Market commentator David Buik says Sir Philip Green must go to the parliamentary select committee on Wednesday over the collapse of BHS, or face being "permanently vilified."
MP's are preparing a list of sanctions against Green, as there are fears he may not appear. He said on Friday he wasn't prepared to participate unless MP Frank Field, chair of the work and pensions committee, stepped down.
"There are so many unanswered questions," Panmure Gordon's market commentator Buik told Julia Hartley-Brewer. "If he doesn't want to be permanently vilified for the rest of his life as a business crook, he's got to go.
"If you leave doubt there, that's what people will assume.
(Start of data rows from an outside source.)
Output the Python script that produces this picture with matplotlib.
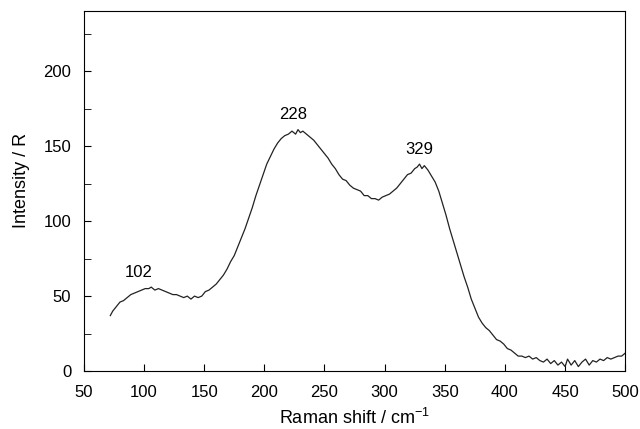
import numpy as np
import matplotlib.pyplot as plt

plt.rcParams['font.family'] = ['Liberation Sans', 'DejaVu Sans']
plt.rcParams['mathtext.default'] = 'regular'

# Raman spectrum
shift = [72, 74, 76, 78, 80, 83, 86, 89, 92, 95, 98, 101, 104, 106, 109, 112,
         115, 118, 121, 124, 127, 130, 133, 136, 139, 142, 145, 148, 151, 154,
         157, 160, 163, 166, 169, 172, 175, 178, 181, 184, 187, 190, 193, 196,
         199, 202, 205, 208, 211, 214, 217, 220, 223, 226, 228, 230, 232, 235,
         238, 241, 244, 247, 250, 253, 256, 259, 262, 265, 268, 271, 274, 277,
         280, 283, 286, 289, 292, 295, 298, 301, 304, 307, 310, 313, 316, 319,
         322, 325, 327, 329, 331, 333, 336, 339, 342, 345, 348, 351, 354, 357,
         360, 363, 366, 369, 372, 375, 378, 381, 384, 387, 390, 393, 396, 399,
         402, 405, 408, 411, 414, 417, 420, 423, 426, 429, 432, 435, 438, 441,
         444, 447, 450, 452, 455, 458, 461, 464, 467, 470, 473, 476, 479, 482,
         485, 488, 491, 494, 497, 500]
intensity = [37, 40, 42, 44, 46, 47, 49, 51, 52, 53, 54, 55, 55, 56, 54, 55,
             54, 53, 52, 51, 51, 50, 49, 50, 48, 50, 49, 50, 53, 54,
             56, 58, 61, 64, 68, 73, 77, 83, 89, 95, 102, 109, 117, 124,
             131, 138, 143, 148, 152, 155, 157, 158, 160, 158, 161, 159, 160, 158,
             156, 154, 151, 148, 145, 142, 138, 135, 131, 128, 127, 124, 122, 121,
             120, 117, 117, 115, 115, 114, 116, 117, 118, 120, 122, 125, 128, 131,
             132, 135, 136, 138, 135, 137, 134, 130, 126, 120, 112, 104, 95, 87,
             79, 71, 63, 56, 48, 42, 36, 32, 29, 27, 24, 21, 20, 18,
             15, 14, 12, 10, 10, 9, 10, 8, 9, 7, 6, 8, 5, 7,
             4, 6, 3, 8, 4, 7, 3, 6, 8, 4, 7, 6, 8, 7,
             9, 8, 9, 10, 10, 12]

peak_pos = [102, 228, 329]
label_x = [96, 224, 329]
label_y = [66, 171, 148]

fig, ax = plt.subplots(figsize=(6.4, 4.29), dpi=100)
ax.plot(shift, intensity, color='#222222', lw=0.9)

for p, lx, ly in zip(peak_pos, label_x, label_y):
    ax.text(lx, ly, str(p), ha='center', va='center', fontsize=12)

ax.set_xlim(50, 500)
ax.set_ylim(0, 240)
ax.set_xticks(np.arange(50, 501, 50))
ax.set_yticks(np.arange(0, 201, 50))
ax.set_yticks(np.arange(25, 240, 50), minor=True)
ax.tick_params(direction='in', labelsize=12, length=5)
ax.tick_params(axis='x', pad=10)
ax.tick_params(axis='y', pad=9)
ax.tick_params(which='minor', direction='in', length=5)
ax.set_xlabel('Raman shift / cm$^{-1}$', fontsize=13, labelpad=6)
ax.set_ylabel('Intensity / R', fontsize=13, labelpad=8)
ax.yaxis.set_label_coords(-0.1, 0.53)

plt.subplots_adjust(left=0.131, right=0.977, top=0.974, bottom=0.135)
plt.savefig('out.png')
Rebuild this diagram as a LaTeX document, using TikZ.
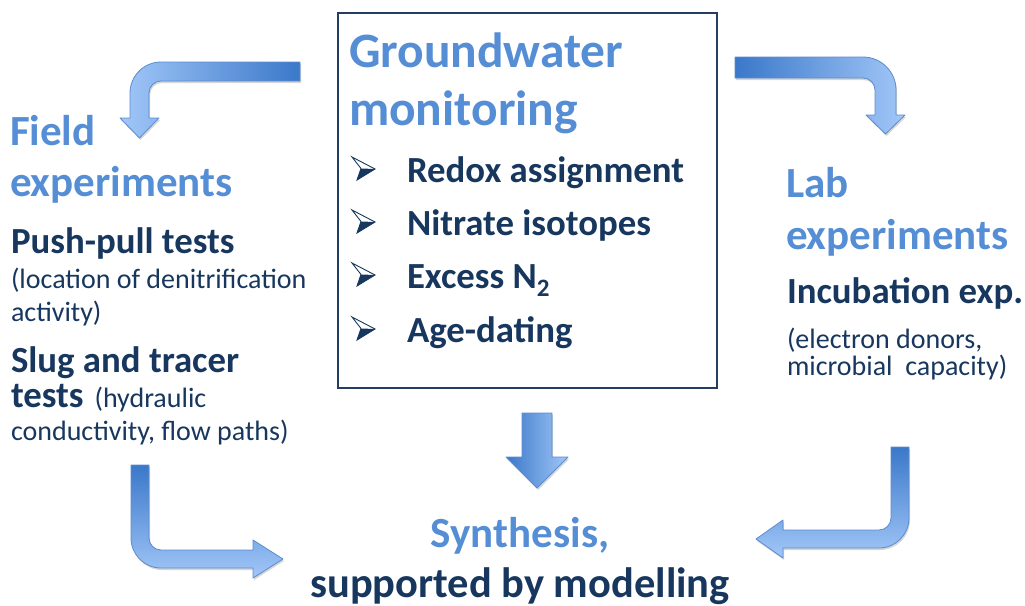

I don't know why he's reluctant, because I think Frank Field is balanced, even-minded and very sensible."
However Buik does not believe there is any legal evidence against Green.
"On a straightforward legal basis I don't believe Sir Philip Green has done anything wrong, whether you [might] challenge his morals for the ways it's done.
"He'll swear blind that he's done nothing wrong, and I believe legally he hasn’t, but I think his morals are challengeable. He needs to step up to the plate with a very big cheque.
"I think the professional advice given to Sir Philip Green and to Dominic Chappell have been awful at best.
"There’s no way so long as night follows day that Dominic Chappell had the right CV to be able to buy a company that was already floundering.
"What we're all disgusted about is the fact that the trustees for the pension fund have got a hole of £571 million, and the poor 11,000 employees, plus another 9,000 employees who could be the beneficiaries, look like they're going to get catapulted."
Buik looks forward most to hearing the views of businessman and politician Paul Myners. "I'm going to be particularly interested to hear what Sir Paul has got to say about Sir Philip's culture, and his acumen."